The Legal Services Regulation Bill emerged from Cabinet in late January to an uncertain future with a new regulator (hello, Mr Quango, how do you do?) by 2015, with a consultation phase until 2016, and then back to cabinet again for more discussion before finally signing off on the Bill. Let's not forget the Bill establishing Irish Water was through the Houses in under a week.
You could feel it in the approach to the last Budget. A certain laxity of thinking had crept in. Suddenly with the positive momentum of the economy guaranteeing a clean exit from the bailout, Ireland's policymakers took the foot off the gas.
The result was a seriously good policy mix of tax and spend incentives, especially for construction and the destruction of the grey economy, really well thought out and costed initiatives, being mixed up with other crazy ideas like giving free GP care to all children under five.
I said so at the time – if the troika was really in charge of the last Budget, the free GP idea would never have seen the light of day. And yet it did. Mad parish-pump politics combined with hare-brained 'if I have it I spend it' policymaking. We can't go back to that. Please no.
All of which brings me to pylons, and issues like pylons. Infrastructural issues of large upfront cost, large benefit, and flows of positive and negative risks into the future, on health, tourism, and other aspects of public life, where the Government has to make a costly decision that will annoy some people greatly. Whatever their merits or demerits, overground pylons represent a policy choice by a government based on what it sees as important, and based on cost estimates it has received. Two years ago, if required by the troika, I might be writing this column underneath one. Today what has happened?
Suddenly, the Government has backtracked, new reports are required, government ministers are having their statements being countermanded by the Taoiseach in public, the pylons issue has been 'backburnered'.

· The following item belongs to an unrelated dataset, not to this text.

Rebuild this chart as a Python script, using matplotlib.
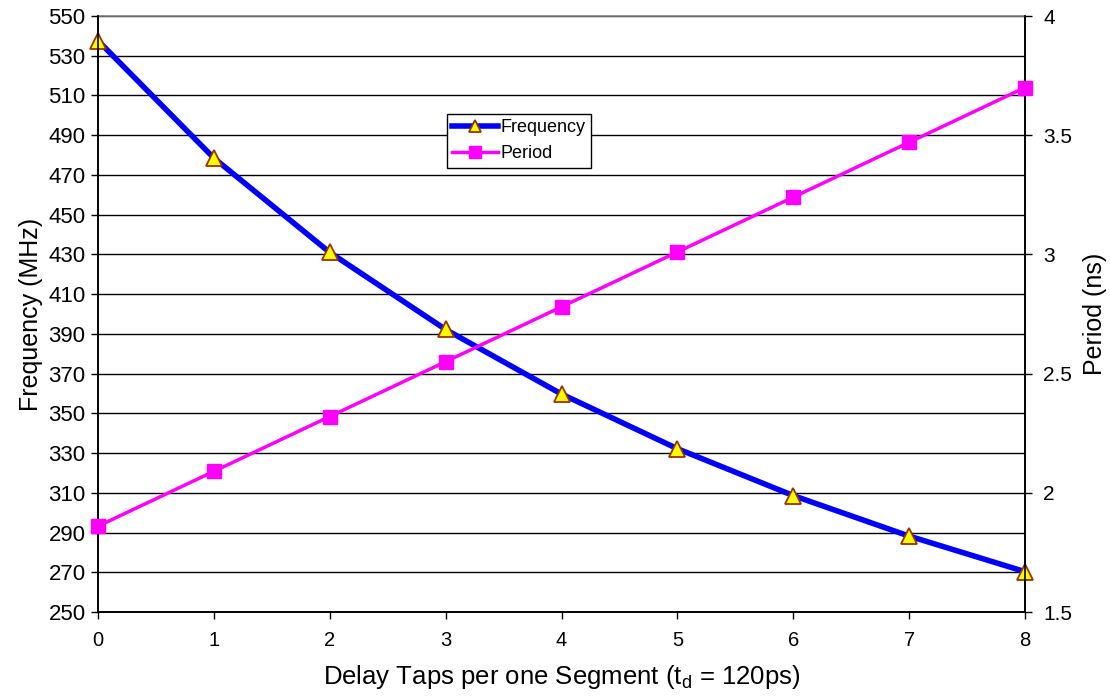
import matplotlib
matplotlib.use("Agg")
import matplotlib.pyplot as plt
from matplotlib.lines import Line2D

plt.rcParams['font.family'] = ['Liberation Sans', 'DejaVu Sans']

taps = [0, 1, 2, 3, 4, 5, 6, 7, 8]
frequency_mhz = [537.6, 478.5, 431.0, 392.2, 359.7, 332.2, 308.6, 288.2, 270.3]
period_ns = [1.86, 2.09, 2.32, 2.55, 2.78, 3.01, 3.24, 3.47, 3.70]
freq_ticks = list(range(250, 551, 20))
period_ticks = [1.5, 2, 2.5, 3, 3.5, 4]
period_labels = ['1.5', '2', '2.5', '3', '3.5', '4']

fig = plt.figure(figsize=(11.1, 6.98), dpi=100)
ax = fig.add_axes([98 / 1110, 1 - 612 / 698, 927 / 1110, 596 / 698])
ax2 = ax.twinx()

ax.set_xlim(0, 8)
ax.set_ylim(250, 550)
ax2.set_ylim(1.5, 4)

ax.set_yticks(freq_ticks)
ax.set_xticks(taps)
ax2.set_yticks(period_ticks)
ax2.set_yticklabels(period_labels)

for y in freq_ticks[1:]:
    ax.axhline(y, color='black', lw=1.0, zorder=0)

ax.plot(taps, frequency_mhz, color='#0000ff', lw=4, marker='^', ms=11,
        mfc='#ffff00', mec='#993300', mew=1.3, zorder=5, clip_on=False)
ax2.plot(taps, period_ns, color='#ff00ff', lw=2.5, marker='s', ms=10.5,
         mfc='#ff00ff', mec='#ff00ff', zorder=4, clip_on=False)

for a in (ax, ax2):
    a.spines['top'].set_visible(False)
    for s in ('left', 'right', 'bottom'):
        a.spines[s].set_color('black')
        a.spines[s].set_linewidth(1.2)
ax.spines['top'].set_visible(True)
ax.spines['top'].set_color('#808080')
ax.spines['top'].set_linewidth(1.2)

ax.tick_params(axis='y', labelsize=16, direction='out', length=5, width=1, pad=4)
ax.tick_params(axis='x', labelsize=14.5, direction='out', length=5, width=1, pad=9)
ax2.tick_params(axis='y', labelsize=15, direction='out', length=5, width=1, pad=8)

ax.set_xlabel('Delay Taps per one Segment (t$_\\mathregular{d}$ = 120ps)', fontsize=18.5, labelpad=9)
ax.set_ylabel('Frequency (MHz)', fontsize=18, labelpad=4)
ax2.set_ylabel('Period (ns)', fontsize=18, labelpad=8)

handles = [
    Line2D([], [], color='#0000ff', lw=4, marker='^', ms=9, mfc='#ffff00', mec='#993300', mew=1.3),
    Line2D([], [], color='#ff00ff', lw=2.5, marker='s', ms=9, mfc='#ff00ff', mec='#ff00ff'),
]
leg = ax.legend(handles, ['Frequency', 'Period'], loc='upper left',
                bbox_to_anchor=((447 - 98) / 927, (612 - 114) / 596),
                fontsize=13, frameon=True, fancybox=False, edgecolor='black',
                framealpha=1, handlelength=2.5, handletextpad=0.15,
                borderpad=0.3, labelspacing=0.5, borderaxespad=0)
leg.get_frame().set_linewidth(1.0)
leg.set_zorder(10)

fig.savefig('out.png', dpi=100)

It all seems like this Government, which Minister Leo Varadkar probably correctly called the most reforming government in recent history, is drifting back into the mire of coalition politics of the past, unable now to meet its own targets, or even agree what they are.
There are, of course, the looming local and European elections. A general election is a stone's throw away, in policy terms. Politicians have to be conscious of these facts, as would you, dear reader, be, if your job was on the line. Let's not treat our politicians too harshly, they work very hard in a broken system. But the potential this Government has, given its mandate for reform, its overwhelming parliamentary majority, and the time it has left, shouldn't dissuade us from thinking about the last third of this Government in aspirational terms.
2014 is the only year this Government will have to really right any of the deeply damaged parts of Irish society that contain within them the incentives to create the next bubble. The report card has yet to be written on the last third of this Government's term. Let's hope it is not 'huge potential squandered'.